Baseball Pub. Co. v. Bruton

302 Mass. 54, 18 N.E.2d 362 (1938)

 

RULE:

A license merely excuses acts done by one on land in possession of another that without the license would be trespasses, conveys no interest in land, and may be contracted for or given orally.

FACTS:

Plaintiff was engaged in the business of controlling locations for billboards and signs and contracting with advertisers for the exhibition of their placards and posters. Defendant gave plaintiff a writing signed but not sealed by defendant whereby for consideration defendant agreed to give plaintiff the exclusive right to maintain a sign on a building owned by defendant. It was provided that all signs placed on the premises remained the personal property of plaintiff. The writing was headed as a lease. Plaintiff accepted by sending defendant a check in the amount of the agreed consideration. Defendant returned the check. Plaintiff erected the contemplated sign. Defendant caused the sign to be removed. Plaintiff brought a bill for specific performance, contending the writing was a lease. The trial judge entered a final decree for specific performance for plaintiff.
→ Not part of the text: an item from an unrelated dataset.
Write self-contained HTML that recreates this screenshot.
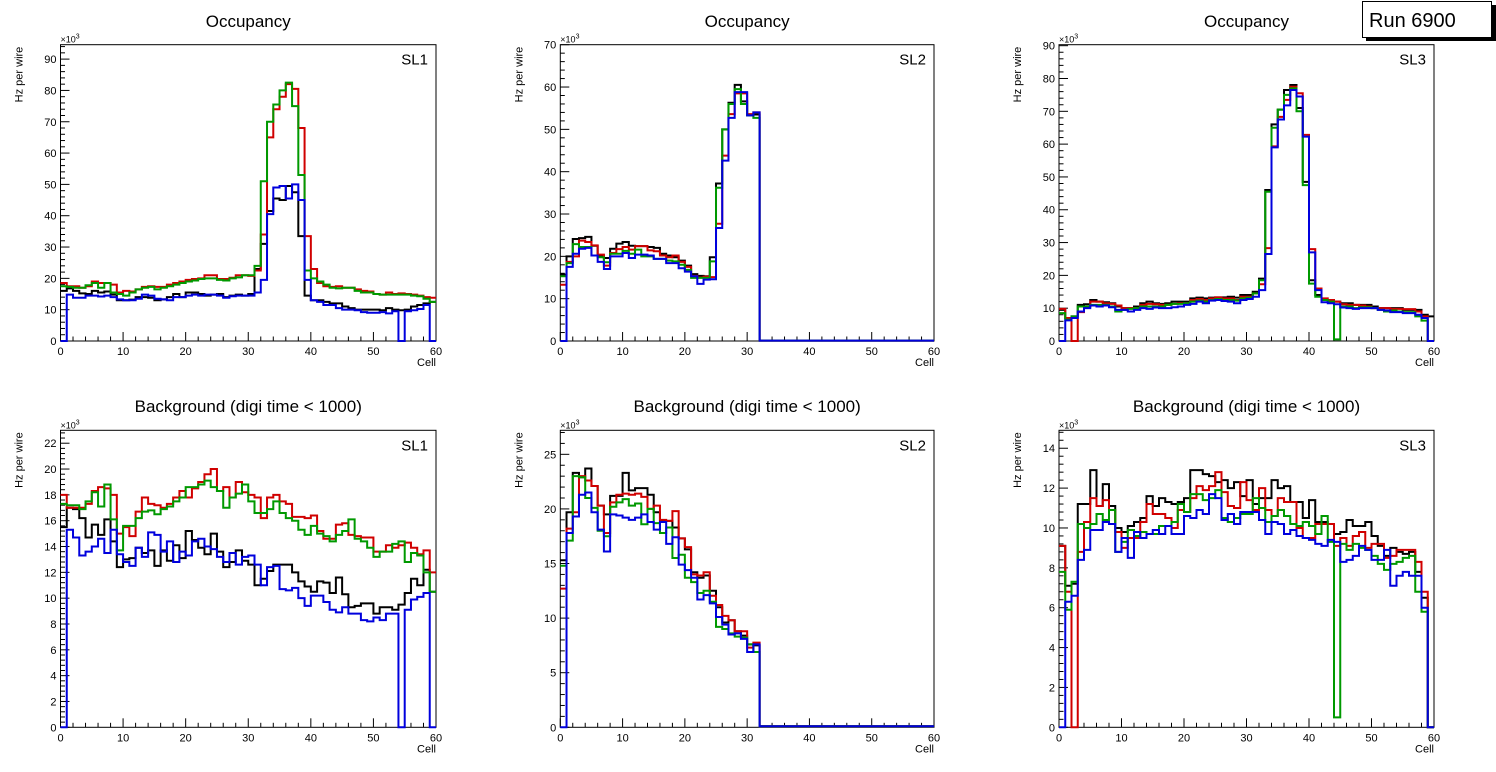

The supreme judicial court affirmed holding an easement in equity was created.

ISSUE:

Was the right given to plaintiff a mere license?

ANSWER:

No.

CONCLUSION:

The trial court did not err in awarding specific performance even though the agreement was not under seal because equity created an easement on the part of plaintiff. The writing in the present case, however, seems to us to go beyond a mere license. It purports to give "the exclusive right and privilege to maintain" a certain sign on the defendant's wall. So far as the law permits, it should be so construed as to vest in the plaintiff the the right which it purports to give.